Pseudo-Riemannian Symmetries on Heisenberg groups

The notion of $\Gamma$-symmetric space is a natural generalization of the classical notion of symmetric space based on $\Z_2$-grading of Lie algebras. In our case, we consider homogeneous spaces $G/H$ such that the Lie algebra $\g$ of $G$ admits a $\Gamma$-grading where $\Gamma$ is a finite abelian group. In this work we study Riemannian metrics and Lorentzian metrics on the Heisenberg group $\mathbb{H}_3$ adapted to the symmetries of a $\Gamma$-symmetric structure on $\mathbb{H}_3$. We prove that the classification of $\z$-symmetric Riemannian and Lorentzian metrics on $\mathbb{H}_3$ corresponds to the classification of left-invariant Riemannian and Lorentzian metrics, up to isometry.
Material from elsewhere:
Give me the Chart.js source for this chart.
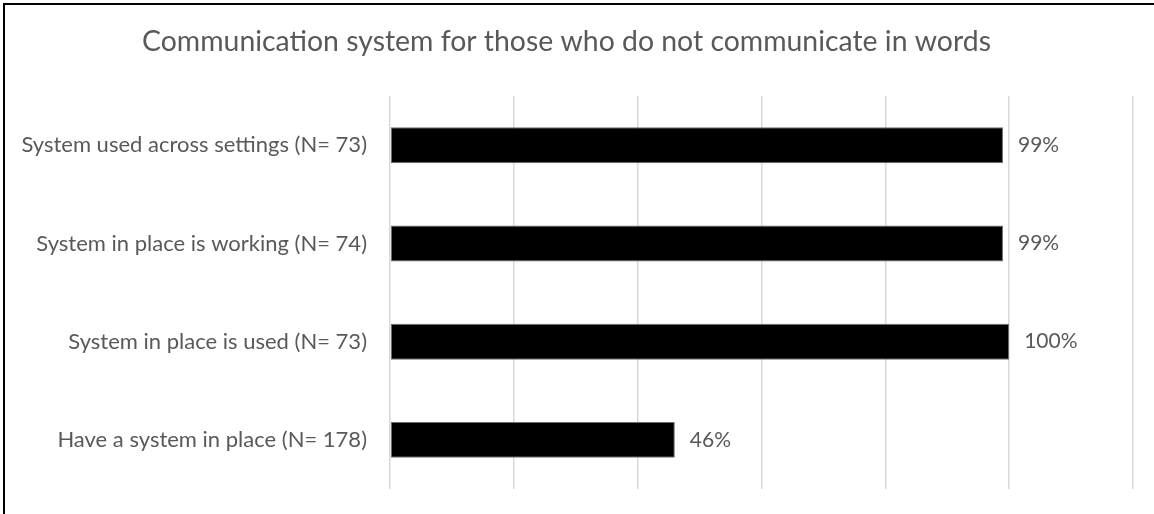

We study also the $\Z_2^k$-symmetric structures on $G/H$ when $G$ is the $(2p+1)$-dimensional Heisenberg group for $k \geq 1$. This gives examples of non riemannian symmetric spaces. When $k \geq 1$, we show that there exists a family of flat and torsion free affine connections adapted to the $\Z_2^k$-symmetric structures.